Where to Stay in Elba

Elba rewards visitors who choose their base carefully, and for mid-range travelers the sweet spot is almost always Portoferraio or the quieter bay towns along the northern and eastern coast. Portoferraio is the island’s main port town and makes a genuinely good home base. You get walkable streets, decent supermarkets, ferry access, and a range of three-star hotels and guesthouses that typically run between 90 and 150 euros per night in shoulder season. It lacks the postcard glamour of smaller coves, but the convenience is real and the old town up on the promontory has genuine character.

For something more atmospheric without paying premium prices, Marina di Campo on the southern coast offers a long sandy beach, a relaxed village feel, and accommodation that often undercuts the more fashionable spots. Sant’Andrea on the western tip is beautiful but skews toward boutique and luxury pricing, so mid-range options there are limited and often book out fast. Capoliveri in the hills above the southeastern coast is a charming old village with excellent restaurants and reasonable agriturismos, worth considering if you have a rental car.

Avoid booking anywhere along the Costa dei Gabbiani or the high-end resort clusters near Biodola Bay if budget is a concern. These areas are designed around full-board packages and the pricing reflects it even for basic rooms.

Budget travelers can find genuine value in rooms above local bars or small family-run pensioni in inland villages like Rio nell’Elba or Poggio. Splurge-level visitors should look at the private villas and boutique hotels around Fetovaia or Cavoli, where the beaches genuinely justify the cost.

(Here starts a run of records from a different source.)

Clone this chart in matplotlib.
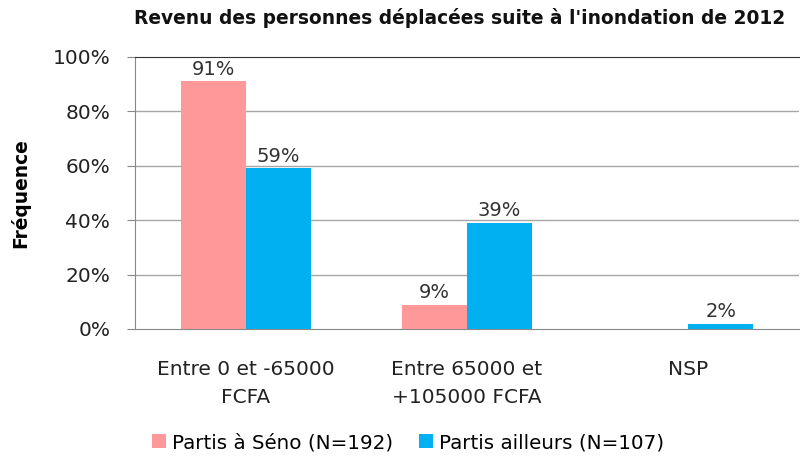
import matplotlib
matplotlib.use("Agg")
import matplotlib.pyplot as plt
import numpy as np

plt.rcParams['font.family'] = ['DejaVu Sans']

categories = ["Entre 0 et -65000\nFCFA", "Entre 65000 et\n+105000 FCFA", "NSP"]
seno = [91, 9, 0]
ailleurs = [59, 39, 2]
series_names = ["Partis à Séno (N=192)", "Partis ailleurs (N=107)"]
yticks = [0, 20, 40, 60, 80, 100]

fig = plt.figure(figsize=(8, 4.66), dpi=100)
ax = fig.add_axes([0.16875, 0.294, 0.83, 0.584])

x = np.arange(len(categories))
w = 0.293
b1 = ax.bar(x - w/2, seno, w, color="#FF9999", label=series_names[0], zorder=3)
b2 = ax.bar(x + w/2, ailleurs, w, color="#00B0F0", label=series_names[1], zorder=3)

for bars, vals in ((b1, seno), (b2, ailleurs)):
    for r, v in zip(bars, vals):
        if v == 0:
            continue
        ax.annotate(f"{v}%", (r.get_x() + r.get_width()/2, v), xytext=(0, 2),
                    textcoords="offset points", ha="center", va="bottom",
                    fontsize=14, color="#333333")

ax.set_xlim(-0.5, 2.5)
ax.set_ylim(0, 100)
ax.set_yticks(yticks)
ax.set_yticklabels([f"{t}%" for t in yticks], fontsize=14.5, color="#222222")
ax.set_xticks(x)
ax.set_xticklabels(categories, fontsize=14.5, color="#222222", linespacing=1.62)
ax.tick_params(axis='x', length=0, pad=22)
ax.tick_params(axis='y', length=5.8, color="#888888", pad=12)

for t in yticks[1:-1]:
    ax.axhline(t, color="#A6A6A6", lw=1, zorder=1)
ax.spines['top'].set_color("#333333")
ax.spines['right'].set_visible(False)
ax.spines['left'].set_color("#888888")
ax.spines['bottom'].set_color("#888888")

ax.set_ylabel("Fréquence", fontsize=13.4, fontweight='bold')
ax.yaxis.set_label_coords(-0.158, 0.5)

fig.text(0.575, 0.962, "Revenu des personnes déplacées suite à l'inondation de 2012",
         ha="center", va="center", fontsize=13.4, fontweight='bold', color="#111111")

fig.legend(handles=[b1, b2], labels=series_names, loc="center", bbox_to_anchor=(0.51, 0.05),
           ncol=2, frameon=False, fontsize=14.3, handlelength=0.7, handleheight=0.7,
           handletextpad=0.3, columnspacing=1.3)

fig.savefig("out.png", dpi=100)
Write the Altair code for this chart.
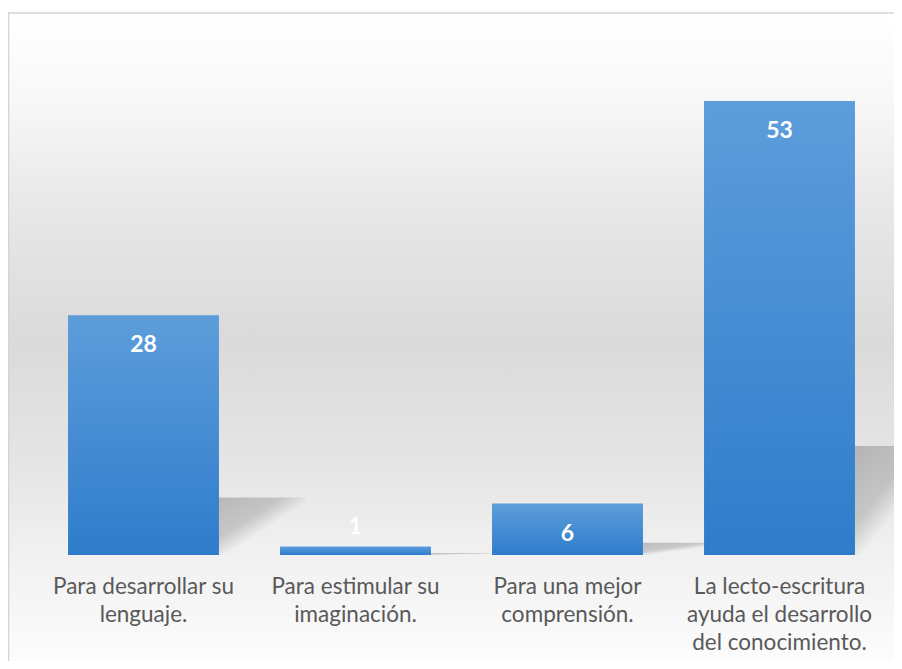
import altair as alt
import pandas as pd

categories = [
    "Para desarrollar su\nlenguaje.",
    "Para estimular su\nimaginación.",
    "Para una mejor\ncomprensión.",
    "La lecto-escritura\nayuda el desarrollo\ndel conocimiento.",
]
values = [28, 1, 6, 53]

df = pd.DataFrame({"cat": categories, "v": values})
frame_df = pd.DataFrame({"a": [0]})

W, H = 848, 514

bg = alt.Chart(frame_df).mark_rect(
    color=alt.Gradient(
        gradient="linear", x1=0, y1=0, x2=0, y2=1,
        stops=[
            alt.GradientStop(offset=0.0, color="#ffffff"),
            alt.GradientStop(offset=0.13, color="#f8f8f8"),
            alt.GradientStop(offset=0.28, color="#e9e9e9"),
            alt.GradientStop(offset=0.50, color="#dadada"),
            alt.GradientStop(offset=0.70, color="#e6e6e6"),
            alt.GradientStop(offset=0.83, color="#f1f1f1"),
            alt.GradientStop(offset=1.0, color="#fdfdfd"),
        ],
    ),
).encode(
    x=alt.value(-29.5), x2=alt.value(W + 60),
    y=alt.value(-28), y2=alt.value(H + 114),
)

top_line = alt.Chart(frame_df).mark_rule(color="#d4d4d4", strokeWidth=1.5).encode(
    x=alt.value(-29.5), x2=alt.value(W + 60), y=alt.value(-28)
)
left_line = alt.Chart(frame_df).mark_rule(color="#d4d4d4", strokeWidth=1.5).encode(
    x=alt.value(-29), y=alt.value(-28), y2=alt.value(H + 114)
)

xenc = alt.X(
    "cat:N", sort=None, title=None,
    scale=alt.Scale(paddingInner=0.288, paddingOuter=0.144),
    axis=alt.Axis(
        labelAngle=0, domain=False, ticks=False, labelFont="Lato",
        labelFontSize=22.5, labelColor="#595959", labelLineHeight=28,
        labelPadding=20.5, labelBaseline="top", zindex=2,
        labelExpr="split(datum.label, '\\n')", labelLimit=300,
    ),
)
yenc = alt.Y("v:Q", scale=alt.Scale(domain=[0, 60]), axis=None)

base = alt.Chart(df).encode(x=xenc, y=yenc)

shadow = alt.Chart(df).transform_calculate(sh="datum.v * 0.24").mark_bar(
    size=88, xOffset=119,
    color=alt.Gradient(
        gradient="linear", x1=0, y1=0, x2=1, y2=1,
        stops=[
            alt.GradientStop(offset=0.0, color="rgba(110,110,110,0.40)"),
            alt.GradientStop(offset=0.36, color="rgba(110,110,110,0.30)"),
            alt.GradientStop(offset=0.54, color="rgba(110,110,110,0.0)"),
            alt.GradientStop(offset=1.0, color="rgba(110,110,110,0.0)"),
        ],
    ),
).encode(x=xenc, y=alt.Y("sh:Q", scale=alt.Scale(domain=[0, 60]), axis=None))

bars = base.mark_bar(
    color=alt.Gradient(
        gradient="linear", x1=0, y1=0, x2=0, y2=1,
        stops=[
            alt.GradientStop(offset=0, color="#5d9ddb"),
            alt.GradientStop(offset=1, color="#2f7ccb"),
        ],
    )
)

txt_in = base.transform_filter("datum.v >= 5").mark_text(
    font="Lato", fontWeight="bold", fontSize=23, color="white",
    baseline="middle", dy=30,
).encode(text="v:Q")

txt_out = base.transform_filter("datum.v < 5").mark_text(
    font="Lato", fontWeight="bold", fontSize=23, color="white",
    baseline="middle", dy=-19,
).encode(text="v:Q")

chart = alt.layer(bg, top_line, left_line, shadow, bars, txt_in, txt_out).properties(
    width=W, height=H,
    autosize=alt.AutoSizeParams(type="none"),
    padding={"left": 29.5, "top": 33, "right": 8.5, "bottom": 106},
).configure_view(stroke=None).configure(background="white")

chart.save("out.html", embed_options={"renderer": "svg", "actions": False})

The single most common booking mistake people make on Elba is reserving accommodation without checking ferry schedules and travel time from Piombino. They land at an awkward hour, miss their intended ferry, and end up stranded or scrambling for overnight options on the mainland. Book your ferry before you book your hotel, not after. Elba’s ferry crossing runs roughly an hour, but departure slots fill quickly in July and August and the pricing spikes significantly without advance booking.